From the very first line of the data to the line containing "plt.rcParams['font.family'] = ['DejaVu", retype everything exactly, leaving the pictures behind.

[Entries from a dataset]
═══

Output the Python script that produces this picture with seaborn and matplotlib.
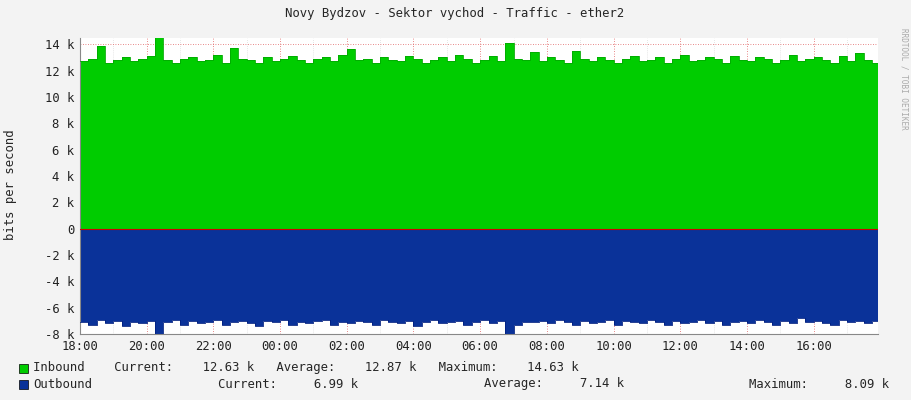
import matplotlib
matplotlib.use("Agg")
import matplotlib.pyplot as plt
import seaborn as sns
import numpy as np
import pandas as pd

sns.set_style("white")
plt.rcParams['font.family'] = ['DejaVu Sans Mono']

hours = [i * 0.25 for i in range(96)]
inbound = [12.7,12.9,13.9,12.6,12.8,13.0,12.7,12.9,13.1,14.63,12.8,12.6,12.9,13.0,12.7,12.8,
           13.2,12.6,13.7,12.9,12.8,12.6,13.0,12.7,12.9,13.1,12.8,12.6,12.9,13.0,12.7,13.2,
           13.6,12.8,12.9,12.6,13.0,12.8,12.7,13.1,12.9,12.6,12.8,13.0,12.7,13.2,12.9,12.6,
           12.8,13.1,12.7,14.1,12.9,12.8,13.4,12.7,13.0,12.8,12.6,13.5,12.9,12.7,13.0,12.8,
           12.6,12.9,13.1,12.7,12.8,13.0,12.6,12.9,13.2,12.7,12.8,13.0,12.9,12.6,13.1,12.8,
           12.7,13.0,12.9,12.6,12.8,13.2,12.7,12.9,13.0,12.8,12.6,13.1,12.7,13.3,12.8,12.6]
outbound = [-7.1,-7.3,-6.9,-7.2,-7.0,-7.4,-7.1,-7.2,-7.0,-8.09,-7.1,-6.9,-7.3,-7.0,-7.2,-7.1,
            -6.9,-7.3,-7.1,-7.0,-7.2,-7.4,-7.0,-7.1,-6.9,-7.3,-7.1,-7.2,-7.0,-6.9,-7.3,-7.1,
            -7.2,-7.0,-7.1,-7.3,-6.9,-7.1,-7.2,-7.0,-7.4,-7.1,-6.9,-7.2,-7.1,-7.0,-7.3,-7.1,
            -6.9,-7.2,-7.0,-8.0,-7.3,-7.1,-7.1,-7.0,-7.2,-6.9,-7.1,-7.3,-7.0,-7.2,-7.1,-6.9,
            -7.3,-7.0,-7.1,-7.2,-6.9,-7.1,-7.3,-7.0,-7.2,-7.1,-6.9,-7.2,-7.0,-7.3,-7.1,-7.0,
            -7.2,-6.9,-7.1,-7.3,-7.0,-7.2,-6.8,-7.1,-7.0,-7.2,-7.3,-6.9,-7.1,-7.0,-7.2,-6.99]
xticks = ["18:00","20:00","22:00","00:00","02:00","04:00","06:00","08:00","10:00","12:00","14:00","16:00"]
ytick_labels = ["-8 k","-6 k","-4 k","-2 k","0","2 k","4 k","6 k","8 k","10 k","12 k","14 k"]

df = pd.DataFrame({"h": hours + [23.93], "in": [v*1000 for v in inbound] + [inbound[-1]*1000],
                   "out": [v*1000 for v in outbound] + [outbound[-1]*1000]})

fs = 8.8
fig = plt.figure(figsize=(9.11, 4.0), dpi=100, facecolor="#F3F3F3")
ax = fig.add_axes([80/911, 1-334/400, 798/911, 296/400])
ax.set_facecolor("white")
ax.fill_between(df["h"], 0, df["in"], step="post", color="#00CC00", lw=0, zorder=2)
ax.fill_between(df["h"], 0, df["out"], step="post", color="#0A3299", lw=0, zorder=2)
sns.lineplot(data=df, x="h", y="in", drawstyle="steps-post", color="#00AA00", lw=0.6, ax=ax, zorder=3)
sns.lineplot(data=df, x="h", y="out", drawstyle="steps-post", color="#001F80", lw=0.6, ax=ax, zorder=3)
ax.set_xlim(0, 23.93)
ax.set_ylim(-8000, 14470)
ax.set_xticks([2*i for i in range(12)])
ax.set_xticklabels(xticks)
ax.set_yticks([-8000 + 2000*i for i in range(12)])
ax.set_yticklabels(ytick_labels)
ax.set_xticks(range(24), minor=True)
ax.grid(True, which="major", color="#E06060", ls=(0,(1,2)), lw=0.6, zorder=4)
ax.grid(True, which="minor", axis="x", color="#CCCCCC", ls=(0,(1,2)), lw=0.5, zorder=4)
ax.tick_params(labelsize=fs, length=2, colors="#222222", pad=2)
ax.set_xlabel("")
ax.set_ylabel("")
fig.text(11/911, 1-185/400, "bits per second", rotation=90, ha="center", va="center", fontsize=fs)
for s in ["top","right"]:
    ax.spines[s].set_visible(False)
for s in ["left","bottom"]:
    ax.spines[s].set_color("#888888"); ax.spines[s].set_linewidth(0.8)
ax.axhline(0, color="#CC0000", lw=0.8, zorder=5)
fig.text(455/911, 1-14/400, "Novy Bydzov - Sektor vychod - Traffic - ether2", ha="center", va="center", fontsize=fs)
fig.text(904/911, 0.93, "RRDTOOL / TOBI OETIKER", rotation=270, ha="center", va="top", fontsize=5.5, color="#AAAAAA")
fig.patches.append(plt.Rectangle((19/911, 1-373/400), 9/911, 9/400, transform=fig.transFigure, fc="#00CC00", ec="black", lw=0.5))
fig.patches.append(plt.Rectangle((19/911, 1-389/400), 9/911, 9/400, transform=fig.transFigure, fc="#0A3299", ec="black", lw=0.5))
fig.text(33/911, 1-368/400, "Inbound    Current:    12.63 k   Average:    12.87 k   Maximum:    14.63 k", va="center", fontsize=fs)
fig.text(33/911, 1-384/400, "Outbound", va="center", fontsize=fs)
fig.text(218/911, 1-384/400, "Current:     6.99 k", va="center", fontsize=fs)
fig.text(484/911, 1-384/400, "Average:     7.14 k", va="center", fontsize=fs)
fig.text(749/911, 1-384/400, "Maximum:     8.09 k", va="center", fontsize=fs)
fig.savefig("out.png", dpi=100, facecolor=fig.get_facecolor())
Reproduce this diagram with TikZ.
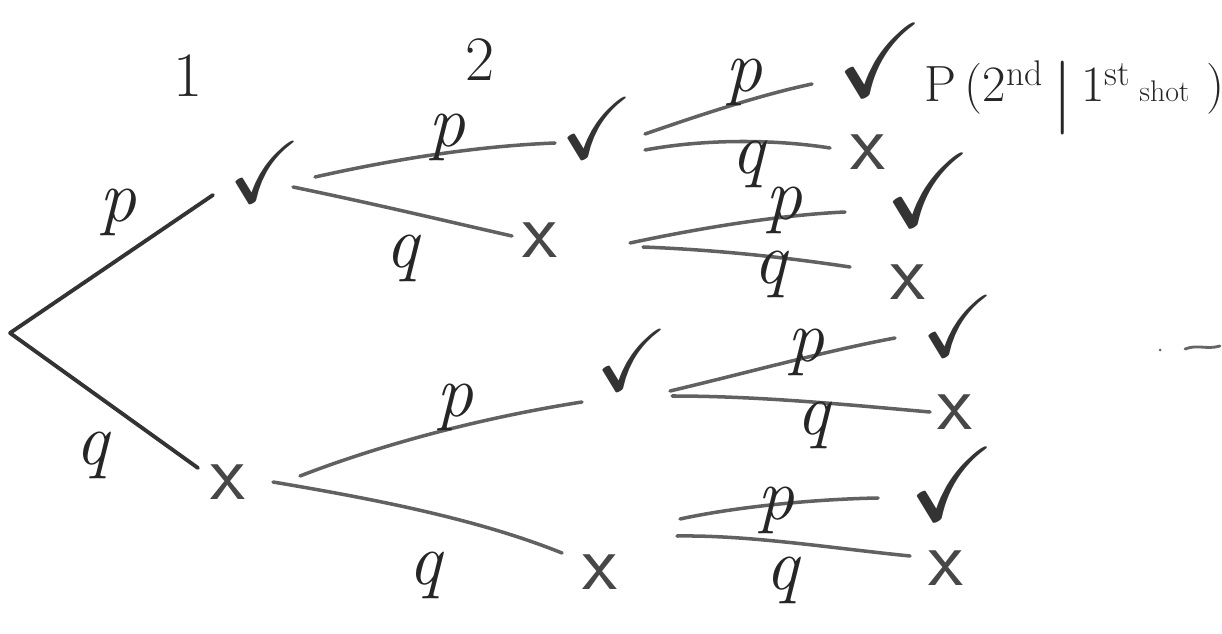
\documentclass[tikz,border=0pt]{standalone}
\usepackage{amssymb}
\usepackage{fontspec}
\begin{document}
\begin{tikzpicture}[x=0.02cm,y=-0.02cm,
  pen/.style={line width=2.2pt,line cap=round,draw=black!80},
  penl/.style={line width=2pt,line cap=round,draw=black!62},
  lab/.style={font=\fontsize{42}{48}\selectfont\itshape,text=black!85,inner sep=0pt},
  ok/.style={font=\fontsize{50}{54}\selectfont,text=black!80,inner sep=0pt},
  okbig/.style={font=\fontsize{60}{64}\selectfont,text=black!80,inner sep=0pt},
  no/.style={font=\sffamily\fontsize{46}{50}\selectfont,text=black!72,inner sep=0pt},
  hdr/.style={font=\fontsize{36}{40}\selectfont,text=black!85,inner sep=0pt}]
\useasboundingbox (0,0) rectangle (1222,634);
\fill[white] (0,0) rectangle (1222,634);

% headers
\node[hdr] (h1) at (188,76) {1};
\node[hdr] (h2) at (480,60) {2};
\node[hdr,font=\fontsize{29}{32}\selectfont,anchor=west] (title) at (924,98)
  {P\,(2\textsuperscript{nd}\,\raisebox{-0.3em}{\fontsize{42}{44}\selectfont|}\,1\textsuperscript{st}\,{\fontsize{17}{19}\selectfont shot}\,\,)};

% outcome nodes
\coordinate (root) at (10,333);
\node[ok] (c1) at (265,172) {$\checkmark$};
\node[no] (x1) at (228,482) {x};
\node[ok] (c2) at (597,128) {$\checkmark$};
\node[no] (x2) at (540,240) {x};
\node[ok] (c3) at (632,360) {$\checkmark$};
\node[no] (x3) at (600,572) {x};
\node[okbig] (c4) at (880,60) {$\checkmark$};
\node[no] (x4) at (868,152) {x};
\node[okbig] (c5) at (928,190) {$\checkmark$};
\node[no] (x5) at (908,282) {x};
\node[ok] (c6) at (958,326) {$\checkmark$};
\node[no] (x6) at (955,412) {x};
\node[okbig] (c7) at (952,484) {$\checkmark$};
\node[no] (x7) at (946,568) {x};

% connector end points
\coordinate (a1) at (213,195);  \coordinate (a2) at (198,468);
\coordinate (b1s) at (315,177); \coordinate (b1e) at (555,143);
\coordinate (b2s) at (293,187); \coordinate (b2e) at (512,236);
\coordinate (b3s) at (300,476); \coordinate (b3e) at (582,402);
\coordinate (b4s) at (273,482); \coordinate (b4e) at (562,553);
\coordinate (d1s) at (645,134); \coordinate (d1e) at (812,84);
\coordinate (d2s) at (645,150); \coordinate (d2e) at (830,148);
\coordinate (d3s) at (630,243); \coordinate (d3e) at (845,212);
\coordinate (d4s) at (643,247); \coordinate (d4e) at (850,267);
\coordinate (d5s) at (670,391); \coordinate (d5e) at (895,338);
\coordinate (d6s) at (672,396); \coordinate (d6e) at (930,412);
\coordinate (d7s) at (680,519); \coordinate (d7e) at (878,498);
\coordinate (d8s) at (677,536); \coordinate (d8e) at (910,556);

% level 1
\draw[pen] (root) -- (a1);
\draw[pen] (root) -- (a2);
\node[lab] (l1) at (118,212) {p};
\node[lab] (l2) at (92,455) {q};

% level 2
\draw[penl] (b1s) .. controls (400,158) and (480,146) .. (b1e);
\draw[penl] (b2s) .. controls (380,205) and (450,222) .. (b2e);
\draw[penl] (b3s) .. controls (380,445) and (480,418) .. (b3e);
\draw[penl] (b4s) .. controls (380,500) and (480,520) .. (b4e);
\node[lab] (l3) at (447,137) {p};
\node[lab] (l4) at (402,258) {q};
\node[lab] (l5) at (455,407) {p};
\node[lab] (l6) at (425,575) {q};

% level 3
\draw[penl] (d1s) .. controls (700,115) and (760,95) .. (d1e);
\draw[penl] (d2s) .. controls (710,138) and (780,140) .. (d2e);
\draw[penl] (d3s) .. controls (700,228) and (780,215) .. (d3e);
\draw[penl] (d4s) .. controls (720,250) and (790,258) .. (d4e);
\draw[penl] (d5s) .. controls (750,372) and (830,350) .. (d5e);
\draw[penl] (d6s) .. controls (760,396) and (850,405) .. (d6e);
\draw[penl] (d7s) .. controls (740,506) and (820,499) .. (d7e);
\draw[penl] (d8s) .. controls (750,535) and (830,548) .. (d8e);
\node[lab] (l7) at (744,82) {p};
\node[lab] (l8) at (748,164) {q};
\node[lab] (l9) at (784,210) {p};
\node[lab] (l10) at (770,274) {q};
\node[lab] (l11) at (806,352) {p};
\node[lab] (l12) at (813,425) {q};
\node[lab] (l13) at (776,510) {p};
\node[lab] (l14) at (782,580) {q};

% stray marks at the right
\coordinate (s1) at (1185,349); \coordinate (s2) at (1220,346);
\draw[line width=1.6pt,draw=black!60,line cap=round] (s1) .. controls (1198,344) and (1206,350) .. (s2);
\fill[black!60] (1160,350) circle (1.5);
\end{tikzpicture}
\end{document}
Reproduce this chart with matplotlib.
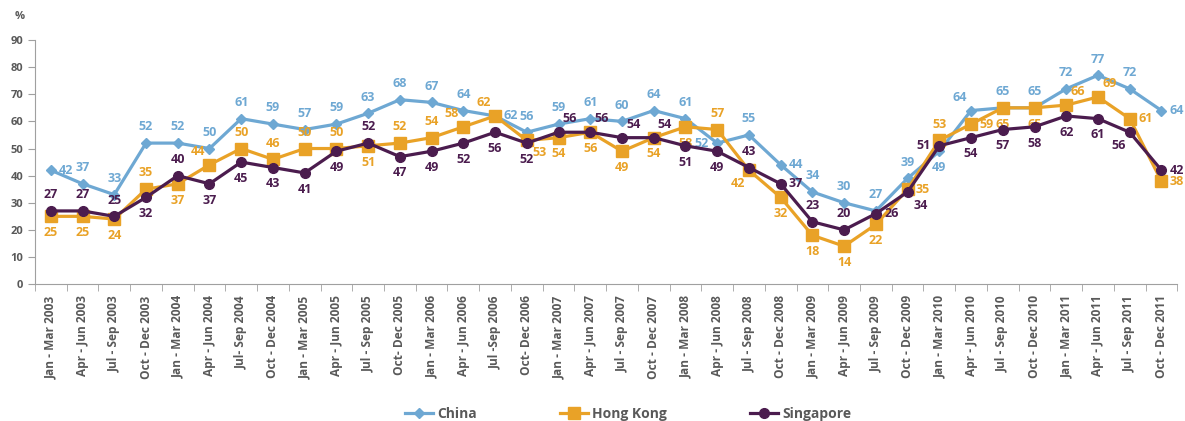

═══

WRITTEN SOLUTION >>
Output the Python script that produces this picture with seaborn and matplotlib.
import matplotlib
matplotlib.use("Agg")
import matplotlib.pyplot as plt
import seaborn as sns
import numpy as np
import pandas as pd

sns.set_style("white")
plt.rcParams['font.family'] = ['DejaVu Sans Mono']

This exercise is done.